Boosting single-thread performance in multi-core systems through fine-grain multi-threading
Document typeConference report
PublisherACM Press. Association for Computing Machinery
Rights accessRestricted access - publisher's policy
Industry has shifted towards multi-core designs as we have hit the memory and power walls. However, single thread performance remains of paramount importance since some applications have limited thread-level parallelism (TLP), and even a small part with limited TLP impose important constraints to the global performance, as explained by Amdahl’s law. In this paper we propose a novel approach for leveraging multiple cores to improve single-thread performance in a multi-core design. The proposed technique features a set of novel hardware mechanisms that support the execution of threads generated at compile time. These threads result from a fine-grain speculative decomposition of the original application and they are executed under a modified multi-core system that includes: (1) mechanisms to support multiple versions; (2) mechanisms to detect violations among threads; (3) mechanisms to reconstruct the original sequential order; and (4) mechanisms to checkpoint the architectural state and recovery to handle misspeculations. The proposed scheme outperforms previous hardware-only schemes to implement the idea of combining cores for executing single-thread applications in a multi-core design by more than 10% on average on Spec2006 for all configurations.

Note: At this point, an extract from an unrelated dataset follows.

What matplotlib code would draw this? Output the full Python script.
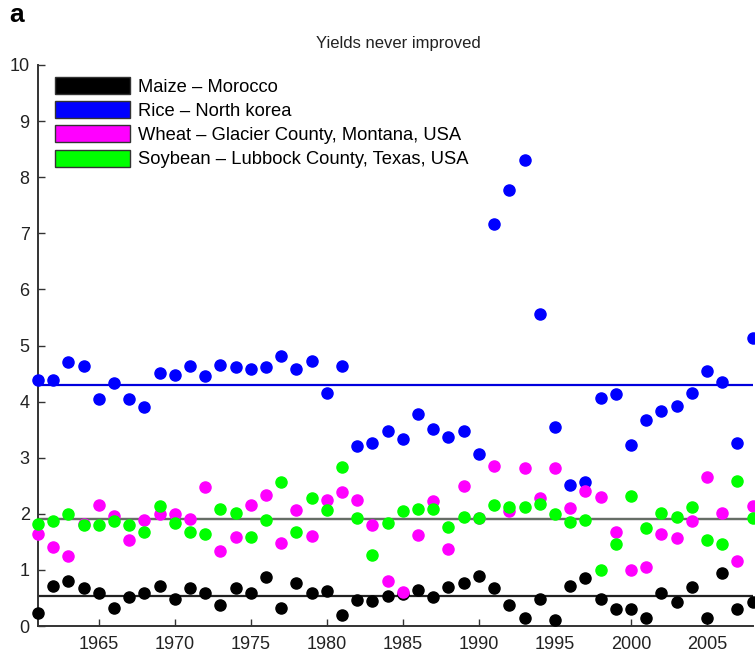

Moreover, single-thread performance is improved by 41% on average when the proposed scheme is used on a Tiny Core, and up to 2.6x for some selected applications.
CitationMadriles, C. [et al.]. Boosting single-thread performance in multi-core systems through fine-grain multi-threading. A: International Symposium on Computer Architecture. "International Symposium on Computer Architecture". Austin, TX: ACM Press. Association for Computing Machinery, 2009, p. 474-483.